El cobrador de primera del tranvía de Cuatro Caminos, libraba ese día. Compró un lazo en una tienda cercana (La Positiva) a su hija mayor Isabel y luego se llevó a cenar a toda su familia a un local donde servían meriendas y cenas. Era un padre bueno y un buen trabajador. La familia era humilde y feliz.
Poco después este cobrador enfermó del estómago. Cuando casi no podía comer nada, Isabel y su mujer le llevaban un vaso de leche al trabajo. A pesar de los cuidados y el cariño familiar murió pronto, dejando a su familia descabezada.
Isabel aprendió entonces a coser para que su madre no tuviera que trabajar, pues ya le costaba ver bien y estaba delicada de salud. Tenía 16 años entonces y ya ejerció de madre de toda la familia, llevando a sus hermanos al colegio y cocinando, además de sus largas horas de costurera en casas buenas de Madrid.
Su duro trabajo dio buenos frutos y la familia salió adelante.
Se casó y tuvo dos hijos. Siguió trabajando siempre mucho y así pudo conseguir la primera televisión de su edificio, que invitaba a ver a todos los que se lo pedían.
Como abuela ayudó a su nieto mucho, con dinero y con esfuerzo y le encontró un trabajo en la Renfe en Barcelona. Allí le acompañó a una pensión, dándole dinero hasta que su primer sueldo llegara.
Murió su madre también. Murieron sus hermanos, aunque eran menores. Murió su marido y ella dejó de coser a los 80 años.
A los 94 ingresó en la residencia de ancianos en que visito a Carmen con frecuencia. Me llamó la atención porque está siempre sentada en su habitación, con aspecto muy cuidado pero muy ensimismada. Me explica que en estos tres años se ha quedado casi ciega y muy sorda. Se queja de que su nieto la visitó sólo unos minutos recientemente y que su hijo viene poco.
– Reza Isabel, eso siempre se puede hacer.
Pero me explica que ya rezó y dió muchas limosnas de joven, que ya ha tenido una vida muy larga y muy buena. Que ha vivido mucho, que ahora ya sólo pide morirse pronto.
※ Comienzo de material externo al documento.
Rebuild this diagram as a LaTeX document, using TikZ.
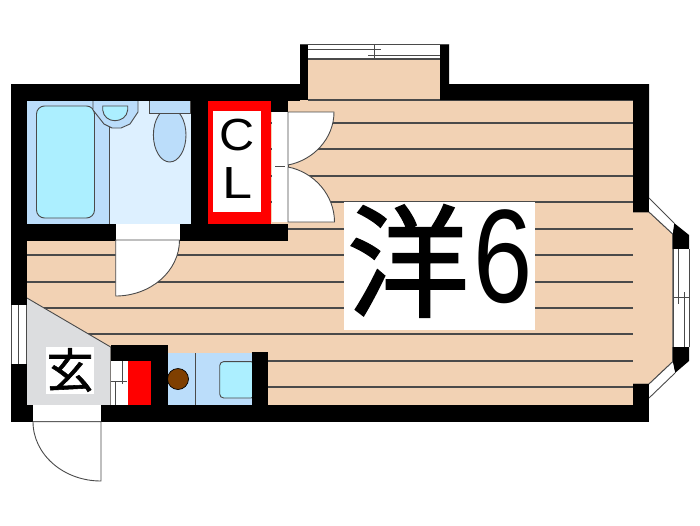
\documentclass[tikz,border=0pt]{standalone}
\usepackage{fontspec}
\setmainfont{Liberation Sans}
\newfontfamily\cjkfont[FakeBold=1.6]{Noto Sans CJK JP}
\newfontfamily\cjksmall[FakeBold=1.2]{Noto Sans CJK JP}
\definecolor{floorc}{HTML}{F2D2B4}
\definecolor{bathc}{HTML}{BBDDFA}
\definecolor{palec}{HTML}{DDF0FF}
\definecolor{tubc}{HTML}{ACEFFF}
\definecolor{hallc}{HTML}{DCDDDF}
\definecolor{linec}{HTML}{4A4A4A}
\definecolor{brownc}{HTML}{7F3F00}
\definecolor{redc}{HTML}{FF0000}
\tikzset{
  wall/.style={fill=black,draw=none},
  thin line/.style={draw=linec,line width=0.9pt},
  plank/.style={draw=linec,line width=1.1pt},
  leaf/.style={fill=white,draw=linec,line width=0.9pt},
  opening/.style={fill=white,draw=none},
  label/.style={inner sep=0pt,text=black,anchor=center}
}
\begin{document}
\begin{tikzpicture}[x=1pt,y=-1pt]
\useasboundingbox (0,0) rectangle (700,525);
% floor
\fill[floorc] (27,100) -- (308,100) -- (308,59) -- (440,59) -- (440,100) -- (633,100) -- (633,212) -- (649,212) -- (672.7,234) -- (672.7,361.7) -- (649,384) -- (633,384) -- (633,405) -- (27,405) -- cycle;
% planks
\foreach \yy in {123,149,176,202,229,255,282,308,334}{\draw[plank] (27,\yy) -- (633,\yy);}
\foreach \yy in {361,387}{\draw[plank] (268,\yy) -- (633,\yy);}
\draw[plank] (308,100) -- (633,100);
\draw[thin line] (308,59) -- (440,59);
\draw[thin line] (633,212) -- (649,212) -- (672.7,234) -- (672.7,361.7) -- (649,384) -- (633,384);
% hall
\fill[hallc] (27,298) -- (110.7,347) -- (110.7,405) -- (27,405) -- cycle;
\draw[thin line] (27,298) -- (110.7,347) -- (110.7,405);
% bath
\fill[bathc] (27,100.7) rectangle (109,224);
\fill[palec] (109,100.7) rectangle (191,224);
\draw[thin line] (109,125) -- (109,224);
\draw[thin line,fill=tubc,rounded corners=8pt] (36.5,106) rectangle (94.5,218);
\draw[thin line,fill=bathc] (93,100.7) -- (93,110) -- (104,124) -- (112,128) -- (121,128) -- (130,124) -- (138,112) -- (138,100.7);
\draw[thin line,fill=tubc] (102.7,106) -- (127.7,106) -- (127.7,110) .. controls (127,117) and (121,120.7) .. (115,120.7) .. controls (109,120.7) and (103.4,117) .. (102.7,110) -- cycle;
\draw[thin line,fill=bathc] (169.7,135) ellipse [x radius=16.3,y radius=27];
\draw[thin line,fill=bathc] (149,100.7) rectangle (190,113);
% closet
\fill[redc] (208,100.7) rectangle (271,224);
\fill[white] (212.5,110.7) rectangle (260.5,212);
\node[label,font=\fontsize{45}{45}\selectfont,xscale=1.08] (closetc) at (237,135) {C};
\node[label,font=\fontsize{45}{45}\selectfont,xscale=1.2] (closetl) at (238,183) {L};
% kitchen
\fill[bathc] (167.7,353) rectangle (251.7,405);
\draw[thin line] (195,353) -- (195,405);
\draw[fill=brownc,line width=0.7pt,draw=black] (178,379) circle (10.5);
\draw[thin line,fill=tubc,rounded corners=4pt] (219.7,361.6) rectangle (255,398);
% shoe box
\fill[white] (110.7,360) rectangle (127.7,405);
\draw[thin line] (115.7,381) -- (115.7,405);
\draw[thin line] (122.5,360) -- (122.5,384);
\draw[thin line] (111,381.7) -- (127,381.7);
\fill[redc] (127.7,361) rectangle (151,405);
% walls
\fill[wall] (11,84) rectangle (300,100.7);
\fill[wall] (300,44) rectangle (308,100);
\fill[wall] (288,84) rectangle (308,100);
\fill[wall] (11,84) rectangle (27,305);
\fill[wall] (191,100) rectangle (208,241);
\fill[wall] (27,224) rectangle (288,241);
\fill[wall] (271,100) rectangle (288,112);
\fill[wall] (11,364) rectangle (27,421.7);
\fill[wall] (11,405) rectangle (649,421.7);
\fill[wall] (110.7,344.7) rectangle (167.7,360.5);
\fill[wall] (151,344.7) rectangle (167.7,405);
\fill[wall] (251.7,352) rectangle (268,405);
\fill[wall] (440,44) -- (449,44) -- (449,84) -- (649,84) -- (649,212) -- (633,212) -- (633,100) -- (440,100) -- cycle;
\fill[wall] (633,384) -- (649,384) -- (649,421.7) -- (633,421.7) -- cycle;
\fill[wall] (674,223) -- (689,235) -- (689,249) -- (672.7,249) -- (672.7,234) -- cycle;
\fill[wall] (672.7,347) -- (689,347) -- (689,361) -- (675,373) -- (672.7,361.7) -- cycle;
% bath door
\fill[opening] (115.7,224) rectangle (179.5,240);
\draw[thin line] (115.7,240) -- (179.5,240);
\draw[leaf] (115.7,240) -- (115.7,296) .. controls (150.8,296) and (179.5,271) .. (179.5,240) -- cycle;
% closet doors
\fill[opening] (272,112) rectangle (288,222);
\draw[thin line] (288,112) -- (288,222);
\draw[leaf] (288,112) -- (334,112) .. controls (334,138) and (314,160) .. (288,165) -- cycle;
\draw[leaf] (288,222) -- (334.5,222) .. controls (334.5,195) and (314,172) .. (288,167) -- cycle;
\draw[thin line] (275,166) -- (285,166);
% top window
\fill[opening] (308,44) rectangle (440,59);
\draw[thin line] (300,44.5) -- (449,44.5);
\draw[thin line] (308,49) -- (381,49);
\draw[thin line] (368,55) -- (440,55);
\draw[thin line] (308,58.5) -- (440,58.5);
\draw[thin line] (374,44) -- (374,59);
% left window
\fill[opening] (11,305) rectangle (27,364);
\draw[thin line] (11.5,305) -- (11.5,364);
\draw[thin line] (18.3,305) -- (18.3,364);
\draw[thin line] (26,305) -- (26,364);
% entrance door
\fill[opening] (33,405) rectangle (100.5,421.7);
\draw[thin line] (33,421.7) -- (101,421.7);
\draw[leaf] (101,421.7) -- (101,481) .. controls (63,481) and (33,454) .. (33,421.7) -- cycle;
% bay window
\fill[opening] (649,198) -- (674,223) -- (672.7,234) -- (649,212) -- cycle;
\draw[thin line] (649,198) -- (674,223);
\draw[thin line] (649,212) -- (672.7,234);
\fill[opening] (649,384) -- (672.7,361.7) -- (675,373) -- (649,398) -- cycle;
\draw[thin line] (649,398) -- (675,373);
\draw[thin line] (649,384) -- (672.7,361.7);
\fill[opening] (672.7,249) rectangle (689,347);
\draw[thin line] (673,249) -- (673,347);
\draw[thin line] (689,249) -- (689,347);
\draw[thin line] (678,249) -- (678,304);
\draw[thin line] (684,292) -- (684,347);
\draw[thin line] (673,297.5) -- (689,297.5);
% room labels
\fill[white] (344,202) rectangle (535,330);
\node[label,font=\cjkfont\fontsize{122}{122}\selectfont] (yo) at (408,261) {洋};
\node[label,font=\fontsize{133}{133}\selectfont,xscale=0.8] (six) at (503,256.5) {6};
\fill[white] (46,347) rectangle (94,394);
\node[label,font=\cjksmall\fontsize{47}{47}\selectfont] (gen) at (70,370) {玄};
\end{tikzpicture}
\end{document}
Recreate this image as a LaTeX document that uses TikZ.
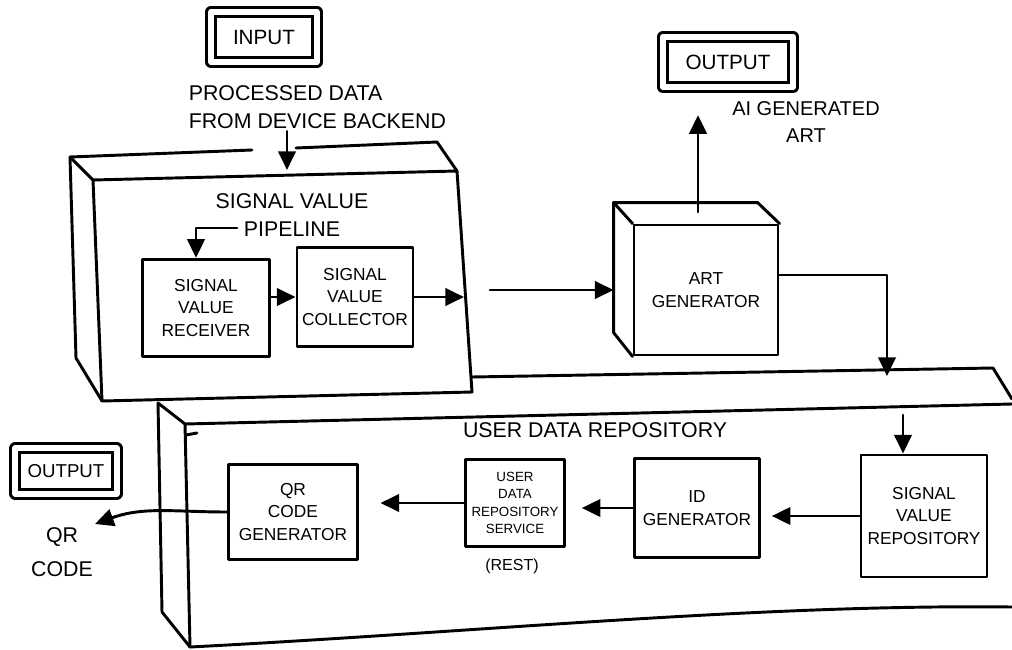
\documentclass[tikz,border=0pt]{standalone}
\usepackage{fontspec}
\setmainfont{Liberation Sans}
\usetikzlibrary{arrows.meta}

\tikzset{every picture/.style={line width=2.2pt}}
\tikzset{
  pen/.style={line width=2.2pt, line cap=round, line join=round},
  arr/.style={pen, -{Triangle[length=14pt,width=13pt]}},
  blk/.style={draw, pen, align=center, inner sep=2pt, font=\fontsize{13}{17}\selectfont},
  iobox/.style={draw, pen, double, double distance=4.5pt, align=center, inner sep=0pt, font=\fontsize{15.5}{18}\selectfont},
  lbl/.style={align=center, inner sep=1pt, font=\fontsize{16}{21}\selectfont},
}

\begin{document}
\begin{tikzpicture}[x=0.75pt,y=0.75pt,yscale=-1,xscale=1]
\path[use as bounding box] (0,0) rectangle (1012,649);

% Text Node
\node[iobox, minimum width=79pt, minimum height=38pt] (input) at (264,37) {INPUT};
% Text Node
\node[lbl, anchor=west, align=left] (procdata) at (186,107) {PROCESSED DATA\\FROM DEVICE BACKEND};

%Shape: Box (signal value pipeline)
\coordinate (pipe-fnw) at (93,180);
\coordinate (pipe-fne) at (457,171);
\coordinate (pipe-fse) at (472,392);
\coordinate (pipe-fsw) at (102,401);
\coordinate (pipe-bnw) at (70,157);
\coordinate (pipe-bne) at (437,142);
\coordinate (pipe-bsw) at (76,358);
\coordinate (pipe-gapl) at (252,150);
\coordinate (pipe-gapr) at (296,148);
\coordinate (pipe-in) at (287,170);
\draw[pen] (pipe-fnw) -- (pipe-fne) -- (pipe-fse) -- (pipe-fsw) -- cycle;
\draw[pen] (pipe-gapl) -- (pipe-bnw) -- (pipe-bsw) -- (pipe-fsw);
\draw[pen] (pipe-bnw) -- (pipe-fnw);
\draw[pen] (pipe-gapr) -- (pipe-bne) -- (pipe-fne);

%Straight Lines
\draw[arr] (procdata.south -| pipe-in) -- (pipe-in);

% Text Node
\node[lbl] (pipelbl) at (292,215) {SIGNAL VALUE\\PIPELINE};
\node[blk, minimum width=95pt, minimum height=73pt] (recv) at (206,308) {SIGNAL\\VALUE\\RECEIVER};
\node[blk, minimum width=87pt, minimum height=74pt] (coll) at (355,297) {SIGNAL\\VALUE\\COLLECTOR};

\coordinate (pipe-note) at (237,228);
\coordinate (pipe-out) at (464,297);
\draw[arr] (pipe-note) -| ([shift={(-10,0)}]recv.north);
\draw[arr] (recv.east |- coll.west) -- (coll.west);
\draw[arr] (coll.east) -- (pipe-out);

%Shape: Box (art generator)
\node[blk, minimum width=108pt, minimum height=97.5pt] (artgen) at (706,290) {ART\\GENERATOR};
\coordinate (art-bnw) at ([shift={(-19,-21)}]artgen.north west);
\draw[pen] (artgen.north west) -- (art-bnw) -- ++(144,0) -- (artgen.north east);
\draw[pen] (art-bnw) -- ++(0,130) -- (artgen.south west);

\coordinate (pipe-exit) at (490,290);
\draw[arr] (pipe-exit) -- (pipe-exit -| art-bnw);

% Text Node
\node[iobox, minimum width=98pt, minimum height=37.5pt] (outtop) at (728,62) {OUTPUT};
\node[lbl, font=\fontsize{15}{20}\selectfont] (aiart) at (806,122) {AI GENERATED\\ART};
\coordinate (art-top) at (698,212);
\draw[arr, shorten >=20pt] (art-top) -- (art-top |- outtop.south);

%Shape: Box (user data repository)
\coordinate (repo-bnw) at (158,403);
\coordinate (repo-bsw) at (162,612);
\coordinate (repo-fnw) at (185,424);
\coordinate (repo-fsw) at (190,647);
\coordinate (repo-fne) at (1012,404);
\coordinate (repo-fse) at (1012,607);
\coordinate (repo-bnh) at (472,377);
\coordinate (repo-bne) at (993,368);
\coordinate (repo-cut) at (1012,399);
\draw[pen] (repo-bnh) -- (repo-bne) -- (repo-cut);
\draw[pen] (repo-fnw) -- (repo-fne);
\draw[pen] (repo-fnw) -- (repo-fsw) .. controls (480,632) and (760,604) .. (repo-fse);
\draw[pen] (repo-bnw) -- (repo-bsw) -- (repo-fsw);
\draw[pen] (repo-bnw) -- (repo-fnw);
\draw[pen] (186,435) -- (197,433);

\coordinate (repo-in) at (887,376);
\draw[arr] ([shift={(0,-15)}]artgen.east) -| (repo-in);

% Text Node
\node[lbl] (repolbl) at (595,430) {USER DATA REPOSITORY};
\node[blk, minimum width=94.5pt, minimum height=91.5pt] (sigrepo) at (924,516) {SIGNAL\\VALUE\\REPOSITORY};
\node[blk, minimum width=94pt, minimum height=74pt] (idgen) at (697,508) {ID\\GENERATOR};
\node[blk, minimum width=74pt, minimum height=65pt, font=\fontsize{10}{13}\selectfont] (usersvc) at (515,503) {USER\\DATA\\REPOSITORY\\SERVICE};
\node[lbl, font=\fontsize{12}{14}\selectfont] (rest) at (512,566) {(REST)};
\node[blk, minimum width=97pt, minimum height=71pt] (qrgen) at (293,512) {QR\\CODE\\GENERATOR};

\coordinate (repo-drop) at (903,415);
\draw[arr] (repo-drop) -- (repo-drop |- sigrepo.north);
\draw[arr, shorten >=8pt] (sigrepo.west) -- (sigrepo.west -| idgen.east);
\draw[arr, shorten >=12pt] (idgen.west) -- (idgen.west -| usersvc.east);
\draw[arr, shorten >=16pt] (usersvc.west) -- (usersvc.west -| qrgen.east);

% Text Node
\node[iobox, minimum width=76pt, minimum height=34pt, font=\fontsize{14}{17}\selectfont] (outqr) at (66,471) {OUTPUT};
\node[lbl, font=\fontsize{16}{26}\selectfont] (qrcode) at (62,552) {QR\\CODE};
\coordinate (qr-tip) at (95,524);
\draw[arr] (qrgen.west) to[out=180,in=-20] (qr-tip);

\end{tikzpicture}
\end{document}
Se lamenta de sus esfuerzos para acabar así, para acabar viviendo así. Yo le contesto que algo querrá Dios de ella si la mantiene aquí. – ¿El qué? – Me pregunta. Y eso ya no sé contestarlo.
Le digo que tiene unas manos muy bonitas, dedos proporcionados y elegantes, con una piel suave, y que acogen la mano que yo le doy con cariño y sencillez. Entonces me dice que la llamaron en su tiempo «la guapa de cuatro caminos». También le digo que me gusta la historia que me está contando.
Le doy un beso y la dejo con pena, se me acaba el tiempo del aparcamiento del coche. La dejo como tantos otros la han ido dejando: sola.
Me voy pensando en la cena con su padre. Me la imagino joven y guapa y contenta con su lazo, en aquel local de Cuatro Caminos.